Writer / Tonja Talley
Photos Provided
“As spring approaches, the nights remain cold while the days get longer and warmer. This fluctuation in air temperature assists sugar maple tree sap to ‘run’ from the branches down to its roots. By tapping a tree, sugar makers can gather the sap, boil the liquid and bottle the sweet delicacy into what we know today as maple syrup.” — Description of the maple syrup season by a sugar maker hobbyist
The last gasps of winter brings our state’s first harvest of the year — Indiana maple syrup. In celebration of the maple-sugaring season and the coming of spring, the National Maple Syrup Festival (NMSF) will host a three-weekend event in Indiana. The quaint town of Nashville hosts the first two weekends, “Tap the Town” and the “Festival” with the last weekend, “Indiana Maple Weekend,” being held statewide.
Tap the Town: February 27-28
Nestled in the heart of Nashville, Indiana, the Village will sprout into a sugar bush (maple syrup farm) for “Tap the Town” February 27-28. Participants become sugar makers for a day, learning to capture the tree’s sap by a technique called “tapping the tree.” For the length of the Festival, the tree’s identification will then be by the name of the individual, group or family who tapped it. In anticipation of a large number of participants, early registration for this event is required on the Festival website.
The Festival: March 5-6
To open the Festival weekend, Nashville High School invites the public to the school’s cafeteria for a high flippin’ pancake breakfast extravaganza both Saturday and Sunday, March 5-6, from 8-11 a.m. “John Young, the owner of Louisville’s Chris Cakes, will again delight customers with his famous pancake grilling and flipping expertise,” said NMSF director Eric Freeman. “John and his pancake-making machine produce 120 pancakes every five minutes. He then wings each pancake through the air and onto your plate … as long as you keep your plate still.”
No matter what the weather forecast, the Festival in Brown County State Park is the place where it’s ‘sappening. The 1930 two-story, fieldstone shelter house plays host to the 2016 Festival. With its warm and inviting fireplaces, visitors can come and go as they please, immersing themselves in everything maple. Back by popular demand, visitors can experience the Maple March, a 30-minute interpretive walk. Leaving every hour on the half-hour from the shelter’s lower level, park naturalists exhibit such topics as recognizing a maple tree in winter, tapping the tree sap and (my favorite) tasting the sap right from the tree.

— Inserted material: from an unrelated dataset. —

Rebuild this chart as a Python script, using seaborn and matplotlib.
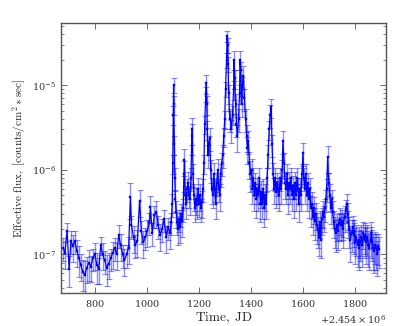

Before or after the Maple March, visitors can step back to a time when this land was still wild and unbridled. Descendants of the Delaware and Shawnee tribes, who lived in this area, lead festivalgoers back to the 1700s.
Witness demonstrations, tools and stories of how their ancestors created maple sugar. Nearby, re-enactors representing the French Colonial who came to this territory in the mid-1750s demonstrate European techniques to show how the Colonialists made maple sugar.
In the same area, children can tap into a number of activities to suit their taste. For the craftier group, The Lighthouse Puppet Theater tells a “Tall Maple Tale,” while stories and make-it-and-take-it projects abound. For the adventuresome children, many activities like the “Maple Motion,” a children’s obstacle course on a miniature sugar bush, is a must do.
Indiana Maple Weekend: March 12-13
Sponsored by the National Maple Syrup Festival and the Indiana Maple Syrup Association, Indiana sugar makers statewide encourage visitors to come and visit their modern-day sugar bushes March 12-13. Drop in and see what invention gathers the tree sap now instead of a bucket or bag. Explore the sugarhouses and witness the process that quickly turns sap into syrup. For more information on each sugar maker’s activities or maps for the Indiana Maple Weekend, check the Festival website.
No matter what your age or interest, there are plenty of maple activities for everyone during the 2016 National Maple Syrup Festival. Come see the ‘sappenings!